I mentioned in previous articles an old Stephen King novel called Cell. In the novel, a strange signal transmitted to active cell phones one day turned any active user who heard the signal into a vicious zombie-like creature. The creatures were later referred to as Phoners. The novel basically suggests that our love affair with our phones could someday bite us. Yes, admit it or not, we’ve become too attached to our smartphones or tablets almost to the point of panic if they get lost or go offline. The moment some of us look at our phones to check some text message, next thing to do would be to check the email and then check out Facebook and Twitter for updates.
It’s just like that amusing old Nokia Windows Phone #really commercial. You could check it out on YouTube. The commercial showed how deep many people are into their smartphones that they forget life and ignore the people around them. The commercial suggests that those people were too distracted figuring out the apps or the phones themselves to notice their environment and suggests that Windows Phone is so easy to use that users can quickly get back to their lives after they see the info they were looking for. On the other hand, it can also be surmised that their phones were so good that they were too distracting, and Microsoft’s in-out approach might just be too boring which could be the reason why Windows Phones don’t sell as much. Or that there just aren’t that many good Windows Phone commercials.
Now back to Phoners, just how much can people be attached to their phones? How much of their lives are invested into their phones? A man in London apparently had his ‘whole life’ stored on his iPhone 5 and was completely devastated when an Apple ‘genius’ reset the phone after he took it to the local Apple Store to get checked for an error. Now assumptions can be as dangerous as they are helpful in making conclusions out of incomplete data. The Apple genius assumed that the Londoner, 68-year-old Deric White kept backups of his iPhone 5 either locally or through iCloud. Unfortunately, Mr. White didn’t keep any backups of 15 years’ worth of photos and accumulated contacts. How he transferred all that in the first place and not have any backups is another story. So when the Apple representative reset Mr. White’s phone, the man apparently wiped away the life of Mr. White.
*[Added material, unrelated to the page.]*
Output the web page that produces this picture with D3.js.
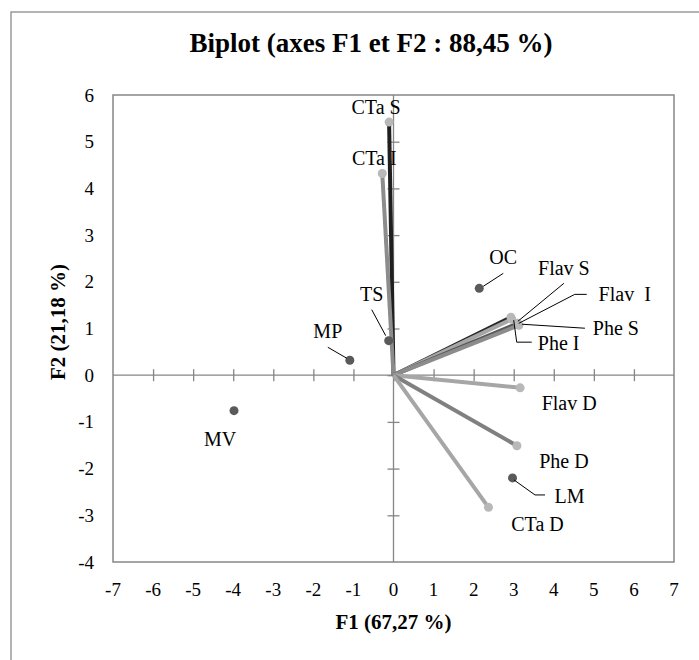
<!DOCTYPE html>
<html>
<head>
<meta charset="utf-8">
<script src="https://cdn.jsdelivr.net/npm/d3@7"></script>
<style>
  html, body { margin: 0; padding: 0; background: #fff; }
  svg { display: block; }
  text { font-family: "Liberation Serif", "Times New Roman", serif; fill: #000; }
</style>
</head>
<body>
<svg id="chart" width="699" height="660"></svg>
<script>
// ---- Data ----
const title = "Biplot (axes F1 et F2 : 88,45 %)";
const xTitle = "F1 (67,27 %)";
const yTitle = "F2 (21,18 %)";
const xTicks = [-7, -6, -5, -4, -3, -2, -1, 0, 1, 2, 3, 4, 5, 6, 7];
const yTicks = [-4, -3, -2, -1, 0, 1, 2, 3, 4, 5, 6];

// variables (vectors from origin)
const varNames = ["CTa S", "CTa I", "Flav S", "Phe I", "Flav I", "Phe S", "Flav D", "Phe D", "CTa D"];
const varF1    = [-0.11, -0.28, 2.93, 2.95, 3.10, 3.13, 3.16, 3.08, 2.37];
const varF2    = [ 5.42,  4.32, 1.24, 1.20, 1.11, 1.07, -0.27, -1.51, -2.83];

// observations
const obsNames = ["OC", "MP", "TS", "MV", "LM"];
const obsF1    = [2.14, -1.09, -0.12, -3.98, 2.97];
const obsF2    = [1.86,  0.32,  0.74, -0.76, -2.20];

// ---- Styles / layout ----
const varLineColor = {
  "CTa S": "#1f1f1f", "CTa I": "#8c8c8c", "Flav S": "#262626", "Phe I": "#a6a6a6",
  "Flav I": "#595959", "Phe S": "#8c8c8c", "Flav D": "#a6a6a6", "Phe D": "#808080", "CTa D": "#a6a6a6"
};
// label offsets (px, relative to the point) and leader polylines (px offsets)
const labelLayout = {
  "CTa S":  { dx: -13, dy: -8 },
  "CTa I":  { dx: -8,  dy: -8.5 },
  "Flav S": { dx: 53,  dy: -42, leader: [[53, -34], [7, 4]] },
  "Flav I": { dx: 107, dy: -22, text: "Flav\u00a0\u00a0I", leader: [[69, -29], [57, -29], [1, 0]] },
  "Phe S":  { dx: 97,  dy: 10,  leader: [[66, 3], [3, -1]] },
  "Phe I":  { dx: 47,  dy: 31,  leader: [[20, 23], [5, 23], [2, 1]] },
  "Flav D": { dx: 49,  dy: 22 },
  "Phe D":  { dx: 47,  dy: 22 },
  "CTa D":  { dx: 49,  dy: 24 },
  "OC":     { dx: 24,  dy: -24, leader: [[24, -15], [4, -2]] },
  "MP":     { dx: -22, dy: -22, leader: [[-22, -13], [-3, -2]] },
  "TS":     { dx: -17, dy: -40, leader: [[-17, -31], [-3, -5]] },
  "MV":     { dx: -14, dy: 35 },
  "LM":     { dx: 57,  dy: 25, leader: [[32.5, 17], [22.5, 17], [1.5, 2]] }
};

const svg = d3.select("#chart");
const plot = { left: 113, right: 674, top: 95, bottom: 562 };
const x = d3.scaleLinear().domain([-7, 7]).range([plot.left, plot.right]);
const y = d3.scaleLinear().domain([-4, 6]).range([plot.bottom, plot.top]);
const gridColor = "#868686";

// outer chart border
svg.append("path")
  .attr("d", "M11,661 L11,12 L700,12")
  .attr("fill", "none").attr("stroke", "#9a9a9a").attr("stroke-width", 1.5);

// title
svg.append("text").attr("x", 371).attr("y", 52)
  .attr("text-anchor", "middle").attr("font-size", 27).attr("font-weight", "bold")
  .text(title);

// plot border
svg.append("rect")
  .attr("x", plot.left).attr("y", plot.top)
  .attr("width", plot.right - plot.left).attr("height", plot.bottom - plot.top)
  .attr("fill", "none").attr("stroke", gridColor).attr("stroke-width", 1.5);

// axes through origin with cross ticks
const xAxisG = svg.append("g").attr("transform", `translate(0,${y(0)})`)
  .call(d3.axisBottom(x).tickValues(xTicks.filter(d => d > -7 && d < 7)).tickSize(0).tickFormat(""));
xAxisG.select(".domain").attr("stroke", gridColor).attr("stroke-width", 1.3)
  .attr("d", `M${plot.left},0H${plot.right}`);
xAxisG.selectAll(".tick").append("line").attr("y1", -6).attr("y2", 6)
  .attr("stroke", gridColor).attr("stroke-width", 1.3);

const yAxisG = svg.append("g").attr("transform", `translate(${x(0)},0)`)
  .call(d3.axisLeft(y).tickValues(yTicks.filter(d => d > -4 && d < 6)).tickSize(0).tickFormat(""));
yAxisG.select(".domain").attr("stroke", gridColor).attr("stroke-width", 1.3)
  .attr("d", `M0,${plot.top}V${plot.bottom}`);
yAxisG.selectAll(".tick").append("line").attr("x1", -6).attr("x2", 6)
  .attr("stroke", gridColor).attr("stroke-width", 1.3);

// tick labels at plot edges
svg.append("g").selectAll("text").data(xTicks).join("text")
  .attr("x", d => x(d)).attr("y", 596)
  .attr("text-anchor", "middle").attr("font-size", 19)
  .text(d => d);
svg.append("g").selectAll("text").data(yTicks).join("text")
  .attr("x", 94).attr("y", d => y(d) + 6.5)
  .attr("text-anchor", "end").attr("font-size", 19)
  .text(d => d);

// axis titles
svg.append("text").attr("x", x(0)).attr("y", 629)
  .attr("text-anchor", "middle").attr("font-size", 21).attr("font-weight", "bold")
  .text(xTitle);
svg.append("text").attr("transform", `translate(65,${322}) rotate(-90)`)
  .attr("text-anchor", "middle").attr("font-size", 21).attr("font-weight", "bold")
  .text(yTitle);

// vectors
const vars = varNames.map((n, i) => ({ name: n, f1: varF1[i], f2: varF2[i] }));
const obs = obsNames.map((n, i) => ({ name: n, f1: obsF1[i], f2: obsF2[i] }));

svg.append("g").selectAll("line").data(vars).join("line")
  .attr("x1", x(0)).attr("y1", y(0))
  .attr("x2", d => x(d.f1)).attr("y2", d => y(d.f2))
  .attr("stroke", d => varLineColor[d.name]).attr("stroke-width", 4);
svg.append("g").selectAll("circle").data(vars).join("circle")
  .attr("cx", d => x(d.f1)).attr("cy", d => y(d.f2)).attr("r", 4.5)
  .attr("fill", "#b8b8b8");

// observations
svg.append("g").selectAll("circle").data(obs).join("circle")
  .attr("cx", d => x(d.f1)).attr("cy", d => y(d.f2)).attr("r", 4.5)
  .attr("fill", "#5a5a5a");

// labels and leaders
const all = vars.concat(obs);
const line = d3.line();
svg.append("g").selectAll("path").data(all.filter(d => labelLayout[d.name].leader)).join("path")
  .attr("d", d => line(labelLayout[d.name].leader.map(p => [x(d.f1) + p[0], y(d.f2) + p[1]])))
  .attr("fill", "none").attr("stroke", "#000").attr("stroke-width", 1);
svg.append("g").selectAll("text").data(all).join("text")
  .attr("x", d => x(d.f1) + labelLayout[d.name].dx)
  .attr("y", d => y(d.f2) + labelLayout[d.name].dy)
  .attr("text-anchor", "middle").attr("font-size", 20)
  .text(d => labelLayout[d.name].text || d.name);
</script>
</body>
</html>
Mr. White is now suing Apple and is demanding up to 7,500 dollars compensation for having his life ‘wiped away.’ Yes, it sounds like one of those weird stories you’d find in tabloids because it is. It’s a ‘hot sheet’ story from the SUN where little green men get chased around by big black men. Let’s not dismiss Mr. White’s story because some of us may have encountered worse. The thing that makes this story tragic is that Mr. White’s honeymoon pictures were stored in that iPhone 5 including his trip with his wife to the Seychelles, which included an unforgettable video when a friendly sea turtle bit his hand. Both he and his wife were devastated by the loss of the phone data. Here kids is a classic example of the importance of backups. But we aren’t condemning Mr. and Mrs. White, who may be among millions of casual smartphone users who are clueless about things such as backups. It is amazing that they got so far as to have data like their honeymoon pictures transferred to an iPhone 5 in the first place. The data may have been transferred by their grandkids, friends or other relatives. These casual users can just go to their favorite phone dealer, buy a new phone, have their contacts, songs, and pictures transferred to the new phone and discard the old one. Again, and we can’t stress this clearly enough. Always keep backups of your data. Find a friend to help you if you don’t know how because our devices, especially the cheap ones, don’t last forever.
So, back to that amusing Nokia commercial which I wouldn’t mind seeing while watching my favorite shows like Supernatural or Agents of SHIELD. The commercial makes fun of people too heavily engaged in their gadgets like kids playing with their gaming consoles all day until exasperated parents ask them to play outside. The new smartphone/tablet culture seems weird and normal at the same time. You’d see everyone with their gadgets out while running, talking to each other in coffee shops, bars, restaurants, on trains and even while walking. Phoners are everywhere. What happens when the internet goes dark for a day? For those of us in the know, we’ve backed up what we could, wander the streets for an hour or so and wait for the internet to come back tomorrow while, for others like Mr. White, there will be wailing and screaming and gnashing of teeth as if they lost their first-borns.